* **Objective**:
Your task is to repeat all of the material exactly.

=-=-=-=-=

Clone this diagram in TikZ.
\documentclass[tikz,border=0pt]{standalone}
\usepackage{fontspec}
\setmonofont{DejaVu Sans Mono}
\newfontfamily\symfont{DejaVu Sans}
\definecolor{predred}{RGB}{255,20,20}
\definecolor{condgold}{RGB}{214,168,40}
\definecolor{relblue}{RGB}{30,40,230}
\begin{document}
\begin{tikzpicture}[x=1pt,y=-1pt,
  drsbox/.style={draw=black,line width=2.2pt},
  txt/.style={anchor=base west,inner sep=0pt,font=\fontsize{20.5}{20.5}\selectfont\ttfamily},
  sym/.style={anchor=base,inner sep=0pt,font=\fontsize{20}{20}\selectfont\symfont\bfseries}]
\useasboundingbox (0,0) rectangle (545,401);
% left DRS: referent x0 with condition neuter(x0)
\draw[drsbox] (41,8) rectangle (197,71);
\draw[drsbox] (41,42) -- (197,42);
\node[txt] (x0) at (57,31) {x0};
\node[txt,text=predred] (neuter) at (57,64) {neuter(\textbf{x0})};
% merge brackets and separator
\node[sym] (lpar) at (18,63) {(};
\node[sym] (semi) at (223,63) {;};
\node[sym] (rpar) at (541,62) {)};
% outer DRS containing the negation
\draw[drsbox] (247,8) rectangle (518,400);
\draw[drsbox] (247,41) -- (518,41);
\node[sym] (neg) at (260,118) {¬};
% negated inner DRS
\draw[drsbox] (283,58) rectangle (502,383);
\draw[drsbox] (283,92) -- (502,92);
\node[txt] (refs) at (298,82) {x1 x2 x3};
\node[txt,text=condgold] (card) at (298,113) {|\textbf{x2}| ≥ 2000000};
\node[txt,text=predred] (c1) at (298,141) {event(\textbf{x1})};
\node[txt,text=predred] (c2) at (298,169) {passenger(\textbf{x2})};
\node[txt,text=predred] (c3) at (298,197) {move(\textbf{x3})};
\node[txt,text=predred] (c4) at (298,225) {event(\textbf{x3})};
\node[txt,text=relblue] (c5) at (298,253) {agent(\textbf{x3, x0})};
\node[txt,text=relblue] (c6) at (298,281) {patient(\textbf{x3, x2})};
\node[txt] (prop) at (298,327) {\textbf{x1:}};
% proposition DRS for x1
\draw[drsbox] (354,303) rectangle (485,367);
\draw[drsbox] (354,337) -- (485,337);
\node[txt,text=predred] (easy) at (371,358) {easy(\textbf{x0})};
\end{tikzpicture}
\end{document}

=-=-=-=-=

* **Response below**:
Clone this diagram in TikZ.
\documentclass[tikz,border=0pt]{standalone}
\usepackage{fontspec}
\setmonofont{DejaVu Sans Mono}
\newfontfamily\symfont{DejaVu Sans}
\definecolor{predred}{RGB}{255,20,20}
\definecolor{condgold}{RGB}{214,168,40}
\definecolor{relblue}{RGB}{30,40,230}
\begin{document}
\begin{tikzpicture}[x=1pt,y=-1pt,
  drsbox/.style={draw=black,line width=2.2pt},
  txt/.style={anchor=base west,inner sep=0pt,font=\fontsize{20.5}{20.5}\selectfont\ttfamily},
  sym/.style={anchor=base,inner sep=0pt,font=\fontsize{20}{20}\selectfont\symfont\bfseries}]
\useasboundingbox (0,0) rectangle (545,401);
% left DRS: referent x0 with condition neuter(x0)
\draw[drsbox] (41,8) rectangle (197,71);
\draw[drsbox] (41,42) -- (197,42);
\node[txt] (x0) at (57,31) {x0};
\node[txt,text=predred] (neuter) at (57,64) {neuter(\textbf{x0})};
% merge brackets and separator
\node[sym] (lpar) at (18,63) {(};
\node[sym] (semi) at (223,63) {;};
\node[sym] (rpar) at (541,62) {)};
% outer DRS containing the negation
\draw[drsbox] (247,8) rectangle (518,400);
\draw[drsbox] (247,41) -- (518,41);
\node[sym] (neg) at (260,118) {¬};
% negated inner DRS
\draw[drsbox] (283,58) rectangle (502,383);
\draw[drsbox] (283,92) -- (502,92);
\node[txt] (refs) at (298,82) {x1 x2 x3};
\node[txt,text=condgold] (card) at (298,113) {|\textbf{x2}| ≥ 2000000};
\node[txt,text=predred] (c1) at (298,141) {event(\textbf{x1})};
\node[txt,text=predred] (c2) at (298,169) {passenger(\textbf{x2})};
\node[txt,text=predred] (c3) at (298,197) {move(\textbf{x3})};
\node[txt,text=predred] (c4) at (298,225) {event(\textbf{x3})};
\node[txt,text=relblue] (c5) at (298,253) {agent(\textbf{x3, x0})};
\node[txt,text=relblue] (c6) at (298,281) {patient(\textbf{x3, x2})};
\node[txt] (prop) at (298,327) {\textbf{x1:}};
% proposition DRS for x1
\draw[drsbox] (354,303) rectangle (485,367);
\draw[drsbox] (354,337) -- (485,337);
\node[txt,text=predred] (easy) at (371,358) {easy(\textbf{x0})};
\end{tikzpicture}
\end{document}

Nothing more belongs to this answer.